For instance, there is the Smoking Gun material posted before last year’s Teamsters presidential election. Two FBI documents, both decades old, label 1998 candidate James P. Hoffa as a former union bag man.

"What you are looking at is FBI documents, informant documents," says David Wallace, an assistant professor at the University of Michigan’s School of Information and an expert on electronic archives. "Just because it is from the FBI does not make it true.

"When you go to an archive, you get a box of information and leaf through it in context with the other documents in the box," Wallace says. To understand the two separate pages mentioning Hoffa that The Smoking Gun presents, Wallace says, they need to be read in relation to other documents.

But Wallace is not entirely critical. "It’s like a double-edged sword," he says. "I think it’s great that these documents are available over the Web," even though they function largely as entertainment.

The Smoking Gun Web site introduction to the "Hoffa Jr." documents reads: "While we’re wishing him better luck than his MIA pappy, here are a couple of FBI information reports with unflattering references to Junior."

One page, pocked by magic marker deletions and citing an unnamed source, mentions Hoffa delivering $300,000 cash in a black valise to an unspecified party at a Washington hotel in an effort to get his father, Jimmy Hoffa, out of prison; the name of the supposed recipient is one of the deletions. (President Richard Nixon commuted Jimmy Hoffa’s sentence for jury tampering in 1971 after the elder Hoffa had spent three years behind bars.)

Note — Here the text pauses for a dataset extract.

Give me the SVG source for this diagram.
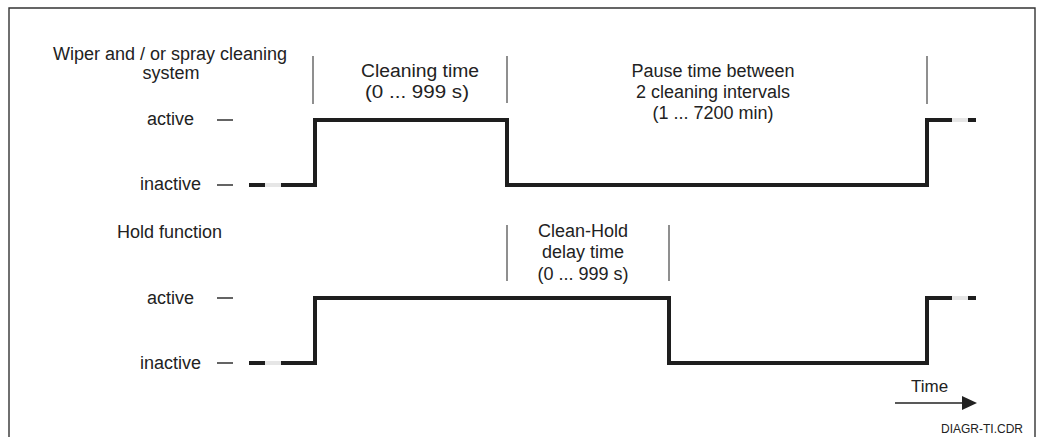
<svg xmlns="http://www.w3.org/2000/svg" width="1037" height="437" viewBox="0 0 1037 437">
<style>
text{font-family:"Liberation Sans",Arial,sans-serif;font-size:18px;fill:#222}
.c{text-anchor:middle}
.frame{fill:none;stroke:#333;stroke-width:1.4}
.sep{stroke:#333;stroke-width:1.1}
.tick{stroke:#222;stroke-width:1.4}
.sig{fill:none;stroke:#1e1e1e;stroke-width:4;stroke-linejoin:miter;stroke-linecap:butt}
.faint{stroke:#e6e6e6;stroke-width:4}
</style>
<rect width="1037" height="437" fill="#fff"/>
<path class="frame" d="M9,437 V8 H1035 V437"/>

<g id="wiper-labels">
<text class="c" x="170" y="60">Wiper and / or spray cleaning</text>
<text class="c" x="171" y="79">system</text>
<text x="147" y="125">active</text>
<text x="140" y="190">inactive</text>
<line class="tick" x1="217" y1="120" x2="233" y2="120"/>
<line class="tick" x1="217" y1="185" x2="233" y2="185"/>
</g>

<g id="cleaning-time">
<text class="c" x="420" y="77" textLength="118" lengthAdjust="spacingAndGlyphs">Cleaning time</text>
<text class="c" x="417" y="98" textLength="104" lengthAdjust="spacingAndGlyphs">(0 ... 999 s)</text>
</g>
<g id="pause-time">
<text class="c" x="713" y="77">Pause time between</text>
<text class="c" x="713" y="98">2 cleaning intervals</text>
<text class="c" x="713" y="119">(1 ... 7200 min)</text>
</g>

<g id="hold-labels">
<text x="117" y="238">Hold function</text>
<text x="147" y="304">active</text>
<text x="140" y="369">inactive</text>
<line class="tick" x1="217" y1="298" x2="233" y2="298"/>
<line class="tick" x1="217" y1="363" x2="233" y2="363"/>
</g>

<g id="clean-hold-delay">
<text class="c" x="583" y="237">Clean-Hold</text>
<text class="c" x="583" y="258">delay time</text>
<text class="c" x="583" y="280">(0 ... 999 s)</text>
</g>

<g id="separators">
<line class="sep" x1="313" y1="56" x2="313" y2="104"/>
<line class="sep" x1="507" y1="56" x2="507" y2="103"/>
<line class="sep" x1="927" y1="56" x2="927" y2="104"/>
<line class="sep" x1="507" y1="225" x2="507" y2="281"/>
<line class="sep" x1="669" y1="225" x2="669" y2="281"/>
</g>

<g id="connectors">
<g id="wiper-signal">
<line x1="249" y1="185" x2="265" y2="185" stroke="#1e1e1e" stroke-width="4"/>
<line class="faint" x1="265" y1="185" x2="281" y2="185"/>
<path class="sig" d="M281,185 H315 V120 H507 V185 H927 V120 H952"/>
<line class="faint" x1="952" y1="120" x2="968" y2="120"/>
<line x1="968" y1="120" x2="976" y2="120" stroke="#1e1e1e" stroke-width="4"/>
</g>
<g id="hold-signal">
<line x1="249" y1="363" x2="265" y2="363" stroke="#1e1e1e" stroke-width="4"/>
<line class="faint" x1="265" y1="363" x2="281" y2="363"/>
<path class="sig" d="M281,363 H315 V298 H669 V363 H927 V298 H952"/>
<line class="faint" x1="952" y1="298" x2="968" y2="298"/>
<line x1="968" y1="298" x2="976" y2="298" stroke="#1e1e1e" stroke-width="4"/>
</g>
<g id="time-arrow">
<line x1="895" y1="403" x2="963" y2="403" stroke="#222" stroke-width="1.4"/>
<polygon points="962,396 977,403 962,410" fill="#222"/>
</g>
</g>

<g id="time-label">
<text x="911" y="392" style="font-size:17px">Time</text>
</g>
<g id="file-label">
<text x="1023" y="433" style="font-size:12px;text-anchor:end">DIAGR-TI.CDR</text>
</g>
</svg>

A second page is attributed to "a source who has furnished information of unknown value in the past." Referring to International Brotherhood of Teamsters locals, it reads: "Detroit IBT Locals 299 and 283 have several captains and lieutenants in the Detroit police force on the payroll. This is to insure the union members are not hassled with tickets (parking or moving violations) as well as no police interference in strikes or any union ‘strong-arm’ actions against employees or dissident members. Jimmy Hoffa, Jr. is one of the principle fixers or bag men for the union locals in Detroit."

Wallace says that the reader has to rely on an FBI informant without knowing how to judge what is being reported. According to The Smoking Gun, the informant is the late Jackie Presser, acknowledged as a longtime FBI source, and who ran into his own problems with the law as Teamsters president.

One person who may not find the Hoffa documents entertaining is James P. Hoffa who did not return calls from the Metro Times for comment.

"On the one hand this is the future of archives, to make material available on the Web to all kinds of people," says Wallace. "This is clearly where the archive profession should be moving and it’s sites like this that could show what is wrong with what’s out there."